Given a function fn, an array of arguments args, and an interval time t, return a cancel function cancelFn.

The function fn should be called with args immediately and then called again every t milliseconds until cancelFn is called at cancelT ms.

Example 1:

Input: fn = (x) => x * 2, args = [4], t = 35, cancelT = 190
Output:
[
   {"time": 0, "returned": 8},
   {"time": 35, "returned": 8},
   {"time": 70, "returned": 8},
   {"time": 105, "returned": 8},
   {"time": 140, "returned": 8},
   {"time": 175, "returned": 8}
]
Explanation:
const result = []
const fn = (x) => x * 2
const args = [4], t = 35, cancelT = 190

const start = performance.now()

const log = (...argsArr) => {
    const diff = Math.floor(performance.now() - start)
    result.push({"time": diff, "returned": fn(...argsArr)})
}

const cancel = cancellable(log, [4], 35);
setTimeout(cancel, 190);

setTimeout(() => {
    console.log(result) // Output
 }, cancelT + t + 15)

Every 35ms, fn(4) is called. Until t=190ms, then it is cancelled.
1st fn call is at 0ms. fn(4) returns 8.
2nd fn call is at 35ms. fn(4) returns 8.
3rd fn call is at 70ms. fn(4) returns 8.
4th fn call is at 105ms. fn(4) returns 8.
5th fn call is at 140ms. fn(4) returns 8.
6th fn call is at 175ms. fn(4) returns 8.
Cancelled at 190ms

Example 2:

Input: fn = (x1, x2) => (x1 * x2), args = [2, 5], t = 30, cancelT = 165
Output:
[
   {"time": 0, "returned": 10},
   {"time": 30, "returned": 10},
   {"time": 60, "returned": 10},
   {"time": 90, "returned": 10},
   {"time": 120, "returned": 10},
   {"time": 150, "returned": 10}
]
Explanation: Every 30ms, fn(2, 5) is called. Until t=165ms, then it is cancelled.
1st fn call is at 0ms 
2nd fn call is at 30ms 
3rd fn call is at 60ms 
4th fn call is at 90ms 
5th fn call is at 120ms 
6th fn call is at 150ms
Cancelled at 165ms

Example 3:

Input: fn = (x1, x2, x3) => (x1 + x2 + x3), args = [5, 1, 3], t = 50, cancelT = 180
Output:
[
   {"time": 0, "returned": 9},
   {"time": 50, "returned": 9},
   {"time": 100, "returned": 9},
   {"time": 150, "returned": 9}
]
Explanation: Every 50ms, fn(5, 1, 3) is called. Until t=180ms, then it is cancelled.
1st fn call is at 0ms
2nd fn call is at 50ms
3rd fn call is at 100ms
4th fn call is at 150ms
Cancelled at 180ms

Constraints:

  • fn is a function
  • args is a valid JSON array
  • 1 <= args.length <= 10
  • 30 <= t <= 100
  • 10 <= cancelT <= 500
// https://leetcode.com/problems/interval-cancellation/solutions/4326267/hacky-solution-if-you-re-stuck-with-time-limit-exceed/?envType=study-plan-v2&envId=30-days-of-javascript

var cancelMs = 0;
var stepMs = 0;

Array.prototype.push = function({returned}) {
  let el = 0;
  for (let i = 0; i < cancelMs; i += stepMs) {
    this[el++] = { time: i, returned };
  }
  return this;
};

setTimeout = function(buildResult, timeout) {
  cancelMs = timeout;
  buildResult();
}

var cancellable = function(fn, args, t) {
  stepMs = t;
  return () => {
    fn(...args);
  };
};

Overview:

You are given a function fn, an array of arguments args, and an interval time t. You need to implement a function cancelFn that calls fn immediately with args and then schedules subsequent calls to fn every t milliseconds until cancelFn is called.

Use Cases:

  • Auto-Saving in Editing Applications: When working with text editors, document processors, or other content creation tools, it's common to have an auto-save feature that periodically saves changes. You can use interval cancellation to schedule auto-saving at regular intervals. If the user explicitly saves the document or exits the application, you can cancel the interval to prevent unnecessary saving operations.

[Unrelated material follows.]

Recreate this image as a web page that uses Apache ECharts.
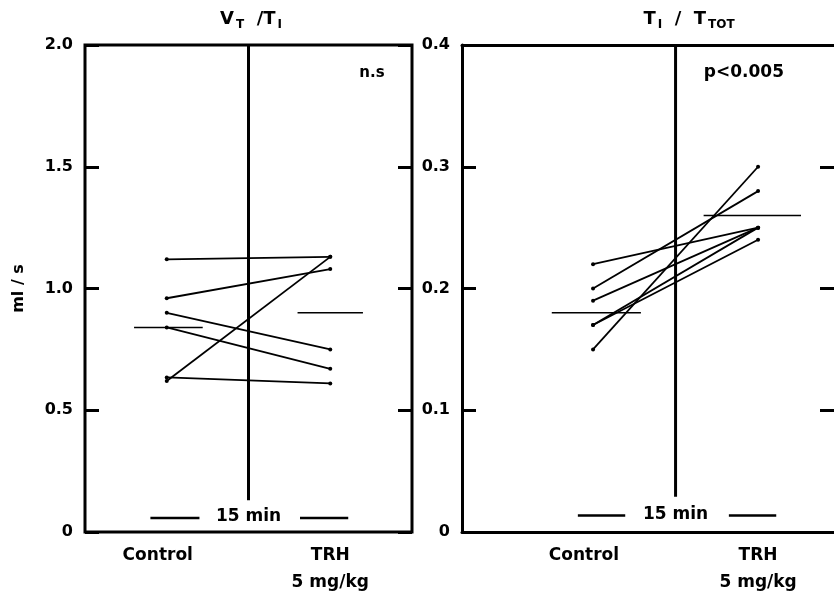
<!DOCTYPE html>
<html><head><meta charset="utf-8">
<script src="https://cdn.jsdelivr.net/npm/echarts@6/dist/echarts.min.js"></script>
<style>html,body{margin:0;padding:0;background:#fff}#c{width:834px;height:596px}</style>
</head><body><div id="c"></div>
<script>
// ---- data ----
const groups = ['Control', 'TRH\n5 mg/kg'];
const groupX = [1, 2];
// Panel 1: VT/TI (ml/s), one line per subject
const vtTiControl = [1.12, 0.96, 0.90, 0.84, 0.62, 0.635];
const vtTiTRH     = [1.13, 1.08, 0.75, 0.67, 1.13, 0.61];
const vtTiMeans   = [0.84, 0.90];
// Panel 2: TI/TTOT
const tiTtotControl = [0.22, 0.20, 0.19, 0.17, 0.17, 0.15];
const tiTtotTRH     = [0.25, 0.28, 0.25, 0.24, 0.25, 0.30];
const tiTtotMeans   = [0.18, 0.26];
const leftTickLabels  = ['0', '0.5', '1.0', '1.5', '2.0'];
const rightTickLabels = ['0', '0.1', '0.2', '0.3', '0.4'];

const FONT = 'DejaVu Sans';
const BLACK = '#000';

function subjectSeries(ctrl, trh, gi) {
  return ctrl.map((c, i) => ({
    type: 'line', xAxisIndex: gi, yAxisIndex: gi * 2,
    data: [[groupX[0], c], [groupX[1], trh[i]]],
    symbol: 'circle', symbolSize: 4, showSymbol: true,
    itemStyle: { color: BLACK }, lineStyle: { color: BLACK, width: 1.8 },
    silent: true, animation: false, z: 3
  }));
}
function segSeries(gi, pts, w) {
  return { type: 'line', xAxisIndex: gi, yAxisIndex: gi * 2, data: pts, symbol: 'none',
    lineStyle: { color: BLACK, width: w }, silent: true, animation: false, z: 2 };
}
function yAxes(gi, max, labels, withName, leftLine) {
  const step = max / 4;
  const base = {
    gridIndex: gi, type: 'value', min: 0, max: max, interval: step,
    axisLine: { show: false }, splitLine: { show: false },
    axisTick: { show: true, inside: true, length: 14, lineStyle: { color: BLACK, width: 3 } }
  };
  const left = Object.assign({}, base, {
    position: 'left',
    axisLine: { show: leftLine, lineStyle: { color: BLACK, width: 3 } },
    axisLabel: { margin: 12, color: BLACK, fontFamily: FONT, fontWeight: 'bold', fontSize: 16,
      formatter: v => labels[Math.round(v / step)] },
  });
  if (withName) {
    Object.assign(left, { name: 'ml / s', nameLocation: 'middle', nameGap: 58, nameRotate: 90,
      nameTextStyle: { color: BLACK, fontFamily: FONT, fontWeight: 'bold', fontSize: 16 } });
  }
  const right = Object.assign({}, base, { position: 'right', axisLabel: { show: false } });
  return [left, right];
}
function xAxis(gi, min, max, line) {
  return {
    gridIndex: gi, type: 'value', min: min, max: max, position: 'bottom',
    axisLine: { show: line, onZero: false, lineStyle: { color: BLACK, width: 3 } },
    axisTick: { show: false }, splitLine: { show: false },
    axisLabel: {
      customValues: [0.945, 2], margin: 10, color: BLACK, fontFamily: FONT, fontWeight: 'bold',
      fontSize: 17, lineHeight: 27, align: 'center',
      formatter: v => (v < 1.5 ? groups[0] : groups[1])
    }
  };
}
const topLine = {
  gridIndex: 1, type: 'value', min: 0, max: 1, position: 'top',
  axisLine: { show: true, onZero: false, lineStyle: { color: BLACK, width: 3 } },
  axisTick: { show: false }, axisLabel: { show: false }, splitLine: { show: false }
};

const titleRich = {
  a: { fontFamily: FONT, fontSize: 18, fontWeight: 'bold', color: BLACK },
  s: { fontFamily: FONT, fontSize: 12, fontWeight: 'bold', color: BLACK, padding: [11, 0, 0, 2] }
};

const option = {
  backgroundColor: '#fff',
  animation: false,
  title: [
    { text: '{a|V}{s|T}{a|  /T}{s|I}', left: 246, top: 3, textAlign: 'center', textStyle: { rich: titleRich } },
    { text: '{a|T}{s|I}{a|  /  T}{s|TOT}', left: 684, top: 3, textAlign: 'center', textStyle: { rich: titleRich } }
  ],
  grid: [
    { left: 85, top: 45, width: 327, height: 487, show: true, borderColor: BLACK, borderWidth: 3, backgroundColor: 'transparent' },
    { left: 462, top: 45, right: 0, height: 487, show: false }
  ],
  xAxis: [xAxis(0, 0.5, 2.5, false), xAxis(1, 0.206, 2.46, true), topLine],
  yAxis: [].concat(yAxes(0, 2, leftTickLabels, true, false), yAxes(1, 0.4, rightTickLabels, false, true)),
  series: [].concat(
    subjectSeries(vtTiControl, vtTiTRH, 0),
    subjectSeries(tiTtotControl, tiTtotTRH, 1),
    [
      segSeries(0, [[0.8, vtTiMeans[0]], [1.22, vtTiMeans[0]]], 1.5),
      segSeries(0, [[1.8, vtTiMeans[1]], [2.2, vtTiMeans[1]]], 1.5),
      segSeries(1, [[0.75, tiTtotMeans[0]], [1.29, tiTtotMeans[0]]], 1.5),
      segSeries(1, [[1.67, tiTtotMeans[1]], [2.26, tiTtotMeans[1]]], 1.5),
      segSeries(0, [[1.5, 0.13], [1.5, 2]], 3),
      segSeries(1, [[1.5, 0.029], [1.5, 0.4]], 3)
    ]
  )
};

const chart = echarts.init(document.getElementById('c'), null, { renderer: 'canvas' });
chart.setOption(option);

// annotations positioned through the axes
const px = (gi, x, y) => chart.convertToPixel({ xAxisIndex: gi, yAxisIndex: gi * 2 }, [x, y]);
function txt(gi, x, y, s, size) {
  const p = px(gi, x, y);
  return { type: 'text', x: p[0], y: p[1], silent: true, z: 10,
    style: { text: s, fill: BLACK, font: 'bold ' + size + 'px "' + FONT + '"', textAlign: 'center', textVerticalAlign: 'middle' } };
}
function dash(gi, x1, x2, y) {
  const a = px(gi, x1, y), b = px(gi, x2, y);
  return { type: 'line', silent: true, z: 10, shape: { x1: a[0], y1: a[1], x2: b[0], y2: b[1] },
    style: { stroke: BLACK, lineWidth: 2.5 } };
}
chart.setOption({
  graphic: [
    txt(0, 2.255, 1.885, 'n.s', 15),
    txt(1, 1.914, 0.377, 'p<0.005', 17),
    txt(0, 1.5, 0.062, '15 min', 17),
    txt(1, 1.5, 0.0145, '15 min', 17),
    dash(0, 0.9, 1.2, 0.057), dash(0, 1.815, 2.11, 0.057),
    dash(1, 0.908, 1.195, 0.0135), dash(1, 1.823, 2.11, 0.0135)
  ]
});
</script>
</body></html>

  • Animation and Slideshow Timings: During development, you may want to create animations or slideshows that automatically transition between different states or images. Interval cancellation can be used to control the timing of these transitions. If the user interacts with the animation or slideshow, you can cancel the interval to pause or stop the automatic progression.

Note: For more complex or performance-critical animations, it's recommended to use the requestAnimationFrame method instead of setInterval, as it provides better performance and efficiency.

  • Time-based Reminders: Consider a task management application where users can set reminders for specific tasks. Interval cancellation can be used to trigger reminders at specified intervals. Once the user acknowledges the reminder or the task is completed, you can cancel the interval to stop further reminders.

Before going any further, we need to learn two concepts: setInterval and clearInterval.

  1. setInterval:
    The setInterval function is used to repeatedly execute a function or a code snippet with a fixed time delay between each call. It takes two arguments: the function or code snippet to be executed and the time delay specified in milliseconds.
setInterval(function, delay);
  • The function parameter represents the function or code snippet that will be executed at each interval.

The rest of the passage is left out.